Not true (except maybe on MSVC). This unfortunately very common misbelief has lead to so many concurrency bugs on weakly ordered CPU architectures.

dragontamer · on July 25, 2018

> In a language like C, you can declare a variable to be volatile. When the program is compiled, this causes the compiler to emit memory barrier instructions

I'm going to guess you're a Java programmer. What you say is true in Java but not in C.

In C, volatile doesn't necessarily generate memory barriers. Volatile just means that the memory can't be stored in a register, the CPU will re-read the memory address each time. To generate memory barriers, you need to use the C11 atomics. A combination of "atomic_store" and "atomic_thread_fence" is needed.

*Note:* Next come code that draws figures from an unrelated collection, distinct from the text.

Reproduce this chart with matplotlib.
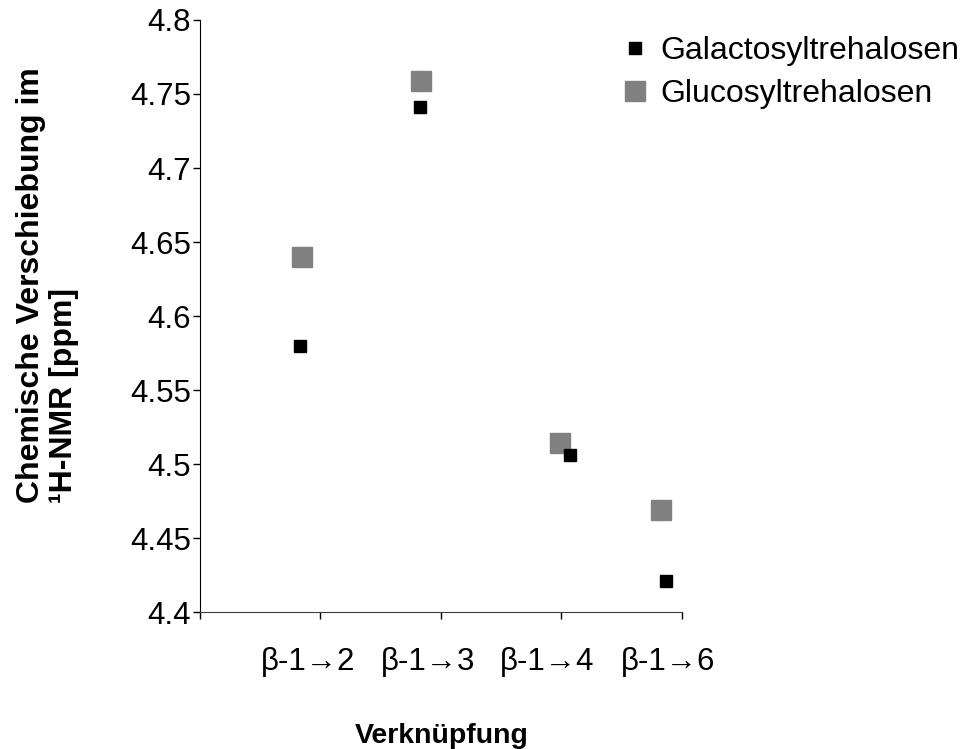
import matplotlib.pyplot as plt
import numpy as np

plt.rcParams['font.family'] = ['Liberation Sans', 'DejaVu Sans']

# category labels and where they sit on the 0..4 axis
labels = ['β-1→2', 'β-1→3', 'β-1→4', 'β-1→6']
label_pos = [0.90, 1.90, 2.88, 3.89]

# data
gal_x = [0.83, 1.83, 3.07, 3.87]
gal_y = [4.58, 4.741, 4.506, 4.421]
glc_x = [0.85, 1.84, 2.99, 3.83]
glc_y = [4.64, 4.759, 4.514, 4.469]

fig = plt.figure(figsize=(9.62, 7.49), dpi=100)
ax = fig.add_axes([0.2074, 0.1829, 0.5012, 0.7904])

ax.plot(glc_x, glc_y, 's', color='#808080', markersize=13.7, label='Glucosyltrehalosen', zorder=2)
ax.plot(gal_x, gal_y, 's', color='black', markersize=8.6, label='Galactosyltrehalosen', zorder=3)

ax.set_xlim(0, 4)
ax.set_ylim(4.4, 4.8)
ax.set_yticks(np.arange(4.4, 4.801, 0.05))
ax.set_yticklabels(['4.4', '4.45', '4.5', '4.55', '4.6', '4.65', '4.7', '4.75', '4.8'])
ax.set_xticks([0, 1, 2, 3, 4])
ax.set_xticklabels([])
ax.set_xticks(label_pos, minor=True)
ax.set_xticklabels(labels, minor=True)

ax.tick_params(axis='y', direction='out', length=5, width=1, pad=1, labelsize=22.5)
ax.tick_params(axis='x', which='major', direction='out', length=5, width=1)
ax.tick_params(axis='x', which='minor', length=0, pad=25, labelsize=22.5)

for s in ['top', 'right']:
    ax.spines[s].set_visible(False)
ax.spines['left'].set_color('black')
ax.spines['bottom'].set_color('#404040')

fig.text(0.0494, 0.3284, 'Chemische Verschiebung im\n¹H-NMR [ppm]', rotation=90,
         ha='center', va='bottom', multialignment='left',
         fontsize=23, fontweight='bold', linespacing=1.1)
fig.text(0.459, 0.008, 'Verknüpfung', ha='center', va='baseline', fontsize=20.5, fontweight='bold')

h, l = ax.get_legend_handles_labels()
fig.legend(h[::-1], l[::-1], loc='upper left', bbox_to_anchor=(0.63, 0.969), frameon=False,
           fontsize=23, handlelength=1.0, handletextpad=0.3, labelspacing=0.4, borderaxespad=0)

fig.savefig('out.png', dpi=100)
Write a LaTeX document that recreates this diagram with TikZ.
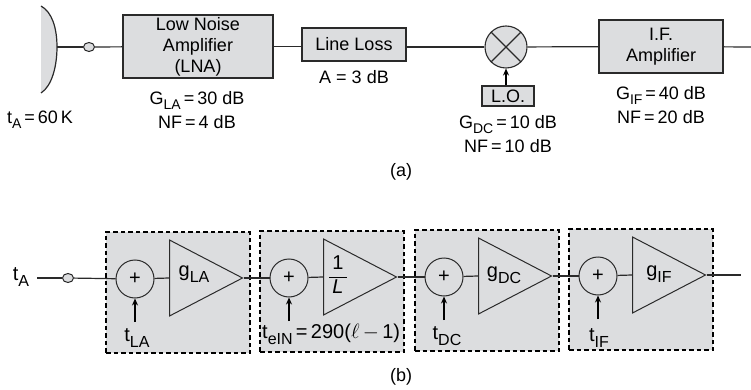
\documentclass[tikz,border=0pt]{standalone}
\usepackage{fontspec}
\usepackage{amsmath}
\usepackage{xcolor}
\usepackage{tikz}
\usetikzlibrary{shapes.geometric,arrows.meta}
\setmainfont{Liberation Sans}
\definecolor{panelgray}{HTML}{DCDDDF}
\definecolor{inkgray}{HTML}{2A2A2A}
\newcommand{\subs}[1]{\raisebox{-0.3em}{\fontsize{14}{14}\selectfont #1}}
\newcommand{\bigsubs}[1]{\raisebox{-0.3em}{\fontsize{16}{16}\selectfont #1}}

\begin{document}
\begin{tikzpicture}[
x=1pt, y=-1pt,
% Style for the grey blocks of the upper chain
block/.style={
rectangle,
draw=inkgray,
fill=panelgray,
line width=1.1pt,
inner sep=0pt,
align=center,
font=\fontsize{18}{21}\selectfont
},
% Plain text labels
label text/.style={
inner sep=0pt,
align=center,
font=\fontsize{18}{24}\selectfont
},
stage text/.style={
inner sep=0pt,
font=\fontsize{20}{24}\selectfont
},
% Dashed stage panels, summers and gain triangles of the lower chain
stage box/.style={
rectangle,
draw=black,
fill=panelgray,
dash pattern=on 4.5pt off 3pt,
line width=1.4pt,
minimum width=144pt,
minimum height=121pt
},
summer/.style={
circle,
draw=inkgray,
line width=1pt,
inner sep=0pt,
minimum size=38pt,
font=\fontsize{20}{20}\selectfont
},
gain/.style={
isosceles triangle,
isosceles triangle apex angle=55,
draw=inkgray,
line width=1pt,
inner sep=0pt,
minimum height=73pt,
anchor=lower side
},
port/.style={
ellipse,
draw=inkgray,
fill=panelgray,
line width=1pt,
inner sep=0pt,
minimum width=11pt,
minimum height=9pt
},
wire/.style={line width=1.2pt, draw=inkgray},
feed/.style={line width=1.4pt, draw=black, -{Stealth[length=7pt,width=6pt]}}
]
\useasboundingbox (0,0) rectangle (751,390);

% Upper chain (a)
\fill[panelgray] (41,6) .. controls (52,12) and (57,28) .. (57,47) .. controls (57,66) and (52,86) .. (41,93) -- cycle;
\draw[wire] (41,6) .. controls (52,12) and (57,28) .. (57,47) .. controls (57,66) and (52,86) .. (41,93);
\coordinate (dish) at (57,47);
\node[port] (porta) at (89,47) {};
\node[block, minimum width=150pt, minimum height=63pt] (lna) at (198,46.5) {Low Noise\\Amplifier\\(LNA)};
\node[block, minimum width=104pt, minimum height=33pt] (loss) at (354,44.5) {Line Loss};
\node[circle, draw=inkgray, fill=panelgray, line width=1.1pt, minimum size=42pt, inner sep=0pt] (mixer) at (506,47) {};
\draw[wire] (mixer.north west) -- (mixer.south east);
\draw[wire] (mixer.north east) -- (mixer.south west);
\node[block, minimum width=52pt, minimum height=20pt] (lo) at (508,96) {L.O.};
\node[block, minimum width=124pt, minimum height=53pt] (ifamp) at (661,46.5) {I.F.\\Amplifier};
\coordinate (outa) at (751,47);

\draw[wire] (dish) -- (porta);
\draw[wire] (porta) -- (lna);
\draw[wire] (lna.east) -- (lna.east -| loss.west);
\draw[wire] (mixer.west -| loss.east) -- (mixer.west);
\draw[wire] (mixer) -- (ifamp);
\draw[wire] (ifamp) -- (outa);
\draw[feed] (lo.north -| mixer) -- (mixer.south);

\node[label text] (tasrc) at (40,120) {t\subs{A}\,=\,60\,K};
\node[label text] (lnatxt) at (197,110) {G\subs{LA}\,=\,30 dB\\NF\,=\,4 dB};
\node[label text] (losstxt) at (354,77) {A = 3 dB};
\node[label text] (dctxt) at (508,134) {G\subs{DC}\,=\,10 dB\\NF\,=\,10 dB};
\node[label text] (iftxt) at (661,105) {G\subs{IF}\,=\,40 dB\\NF\,=\,20 dB};
\node[label text] (capa) at (401,172) {(a)};

% Lower chain (b): one dashed panel per stage
\foreach \i/\x/\y in {1/135/279, 2/289/278, 3/444/277, 4/598/276} {
\node[stage box] (box\i) at (\x+43,\y+13.5) {};
\node[summer] (sum\i) at (\x,\y) {+};
\node[gain] (tri\i) at (\x+34,\y-1) {};
\coordinate (tail\i) at (\x,\y+43);
\draw[wire] (sum\i) -- (tri\i.lower side);
\draw[feed] (tail\i) -- (sum\i);
}

\node[stage text] (tin) at (21,277) {t\bigsubs{A}};
\coordinate (inb) at (37,278);
\node[port] (portb) at (68,278) {};
\coordinate (outb) at (741,275);

\draw[wire] (inb) -- (portb);
\draw[wire] (portb) -- (sum1);
\draw[wire] (tri1.apex) -- (sum2);
\draw[wire] (tri2.apex) -- (sum3);
\draw[wire] (tri3.apex) -- (sum4);
\draw[wire] (tri4.apex) -- (outb);

\node[stage text] (g1) at (194,274) {g\bigsubs{LA}};
\node[inner sep=0pt, font=\fontsize{20}{23}\selectfont] (g2) at (338,277) {\begin{tabular}{@{\,}c@{\,}}1\\\hline\textit{L}\end{tabular}};
\node[stage text] (g3) at (504,275) {g\bigsubs{DC}};
\node[stage text] (g4) at (659,274) {g\bigsubs{IF}};

\node[stage text] (t1) at (137,338) {t\bigsubs{LA}};
\node[stage text, anchor=west] (t2) at (262,334) {t\bigsubs{eIN}\,=\,290($\ell$\,$-$\,1)};
\node[stage text] (t3) at (447,336) {t\bigsubs{DC}};
\node[stage text] (t4) at (599,338) {t\bigsubs{IF}};
\node[label text] (capb) at (401,377) {(b)};

\end{tikzpicture}
\end{document}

The C11 model has fences relative to a specific atomic operation.

See the newer header file #include<atomics.h> for more details.

codebje · on July 26, 2018

Java is "a language like C" if you squint? ;-)

Thanks to you and others for the clarification on C's (lack of) behaviour!

rwmj · on July 25, 2018

The C volatile keyword doesn't have well-defined behaviour, but I'm pretty sure there is no compiler where volatile causes extra memory fence instructions to be emitted. It's just a flag hinting not to keep the value in a register.

cwzwarich · on July 25, 2018

I believe Microsoft compilers have traditionally treated volatile as having ordering properties (giving reads acquire semantics and writes release semantics). On x86, this just results in compiler-only barriers, but on Itanium this would result in actual barrier instructions.

This is far from a standard behavior, though.

gpderetta · on July 25, 2018

I think this behaviour has been considered a mistake and is disabled by default in recent msvc versions

chombier · on July 25, 2018

Thank you so much for this nice summary.

dragontamer · on July 25, 2018

Modern CPUs have a degree of memory inconsistency. If on Core#1: you do "A = 10, B = 12, A = 15", Core #2 might only see "B=12, A=15".

However, the above is still a relatively strong case (like x86). On Power or ARM, you might see the ordering "A=15 THEN B=12". (The so called: Store-store reordering).

This happens because you write to cache first, and THEN the caches synchronize at a later time. So the caches can independently change their values. Every core has its own cache and therefore its own view of memory.

If you wanted the variables to be "assigned in the correct order", you have to do so called "barrier" or "memory-fence" instructions. The idea is, if the CPU's interconnect ever decides that its more efficient to order memory a certain way, then it will do it in the more efficient manner, rather than the "correct" order.

In most cases, such as single-threaded code, it doesn't make a difference at all. Only in multi-threaded code where mutexes and semaphores exist do problems occur.

A memory model is a programmer-invented abstraction to be able to reason about these cases. Everyone wants to use the faster and more-efficient CPUs, but its really, really, really complicated to think about right now. The paper presents a new memory model that they claim is easier to think about.

saagarjha · on July 25, 2018

This appears to be a way to formally verify the correctness of concurrent programs when translated from a modified version of C (RC11–"Repaired C11") to native machine code. At least that's what I got from the paper–I didn't read it all the way though, I just skimmed it.